Directions:
The entries below are to be transcribed in full, without their images.

Entries shown:

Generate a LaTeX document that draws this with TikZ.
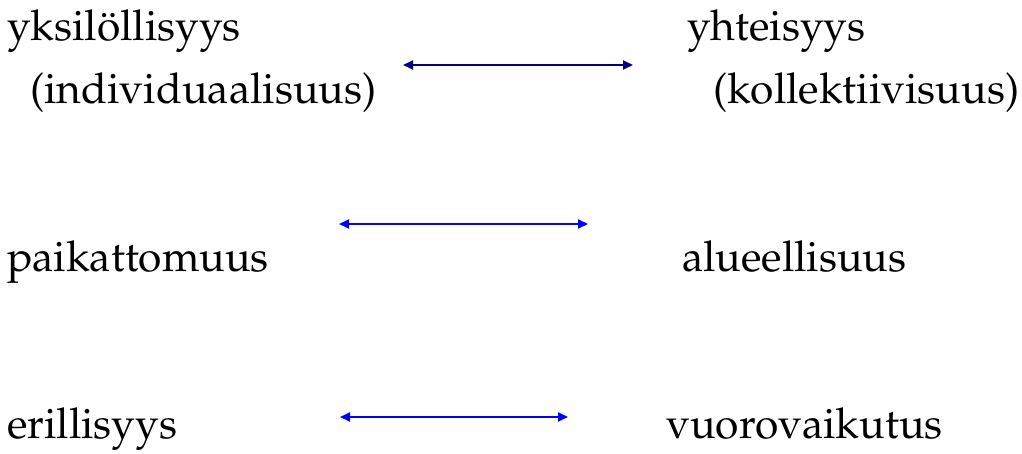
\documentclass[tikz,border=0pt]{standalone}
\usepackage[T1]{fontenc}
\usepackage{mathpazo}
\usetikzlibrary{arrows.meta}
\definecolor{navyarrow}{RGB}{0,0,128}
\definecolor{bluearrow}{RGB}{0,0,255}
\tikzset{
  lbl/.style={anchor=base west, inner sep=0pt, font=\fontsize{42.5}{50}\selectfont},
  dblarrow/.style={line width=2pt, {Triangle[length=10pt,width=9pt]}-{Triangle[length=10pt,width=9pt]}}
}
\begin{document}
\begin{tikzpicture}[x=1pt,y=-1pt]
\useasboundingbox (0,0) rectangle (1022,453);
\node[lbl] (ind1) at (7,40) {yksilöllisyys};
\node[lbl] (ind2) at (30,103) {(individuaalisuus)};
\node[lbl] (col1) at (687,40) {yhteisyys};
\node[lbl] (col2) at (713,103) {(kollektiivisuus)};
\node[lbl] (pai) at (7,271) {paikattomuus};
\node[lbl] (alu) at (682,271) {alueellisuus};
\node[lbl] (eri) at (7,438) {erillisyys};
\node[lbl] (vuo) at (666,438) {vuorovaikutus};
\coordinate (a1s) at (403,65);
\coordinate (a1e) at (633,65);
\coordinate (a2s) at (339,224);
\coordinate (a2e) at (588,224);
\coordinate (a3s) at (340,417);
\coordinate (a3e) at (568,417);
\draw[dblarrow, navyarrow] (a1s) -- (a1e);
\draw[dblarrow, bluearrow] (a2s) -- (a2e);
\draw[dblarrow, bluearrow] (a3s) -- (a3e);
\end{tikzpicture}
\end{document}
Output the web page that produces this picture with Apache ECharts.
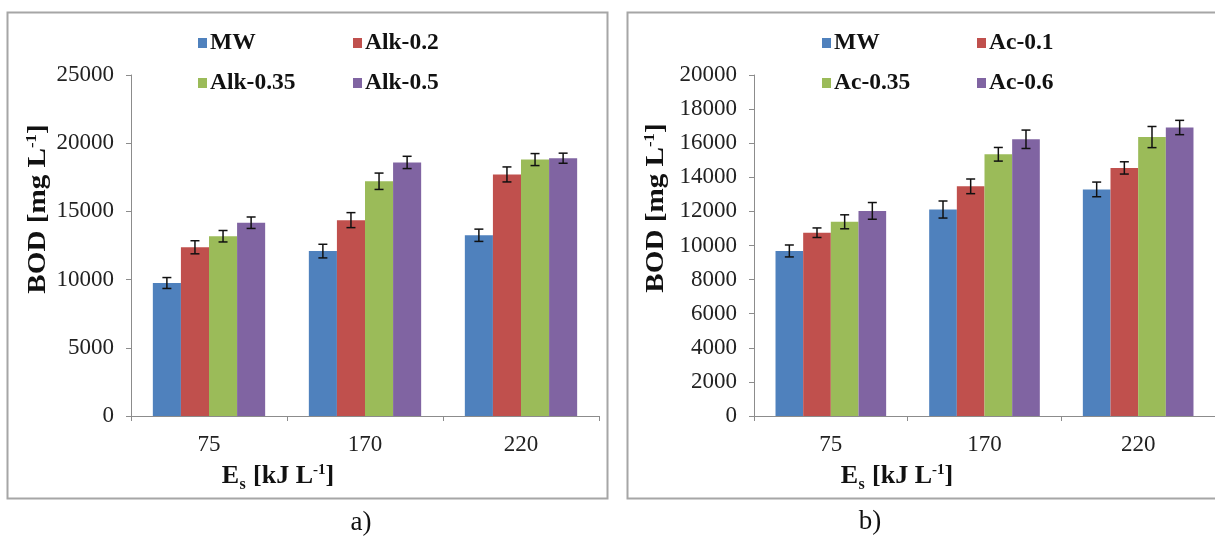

The response:
Generate a LaTeX document that draws this with TikZ.
\documentclass[tikz,border=0pt]{standalone}
\usepackage[T1]{fontenc}
\usepackage{mathpazo}
\usetikzlibrary{arrows.meta}
\definecolor{navyarrow}{RGB}{0,0,128}
\definecolor{bluearrow}{RGB}{0,0,255}
\tikzset{
  lbl/.style={anchor=base west, inner sep=0pt, font=\fontsize{42.5}{50}\selectfont},
  dblarrow/.style={line width=2pt, {Triangle[length=10pt,width=9pt]}-{Triangle[length=10pt,width=9pt]}}
}
\begin{document}
\begin{tikzpicture}[x=1pt,y=-1pt]
\useasboundingbox (0,0) rectangle (1022,453);
\node[lbl] (ind1) at (7,40) {yksilöllisyys};
\node[lbl] (ind2) at (30,103) {(individuaalisuus)};
\node[lbl] (col1) at (687,40) {yhteisyys};
\node[lbl] (col2) at (713,103) {(kollektiivisuus)};
\node[lbl] (pai) at (7,271) {paikattomuus};
\node[lbl] (alu) at (682,271) {alueellisuus};
\node[lbl] (eri) at (7,438) {erillisyys};
\node[lbl] (vuo) at (666,438) {vuorovaikutus};
\coordinate (a1s) at (403,65);
\coordinate (a1e) at (633,65);
\coordinate (a2s) at (339,224);
\coordinate (a2e) at (588,224);
\coordinate (a3s) at (340,417);
\coordinate (a3e) at (568,417);
\draw[dblarrow, navyarrow] (a1s) -- (a1e);
\draw[dblarrow, bluearrow] (a2s) -- (a2e);
\draw[dblarrow, bluearrow] (a3s) -- (a3e);
\end{tikzpicture}
\end{document}
Output the web page that produces this picture with Apache ECharts.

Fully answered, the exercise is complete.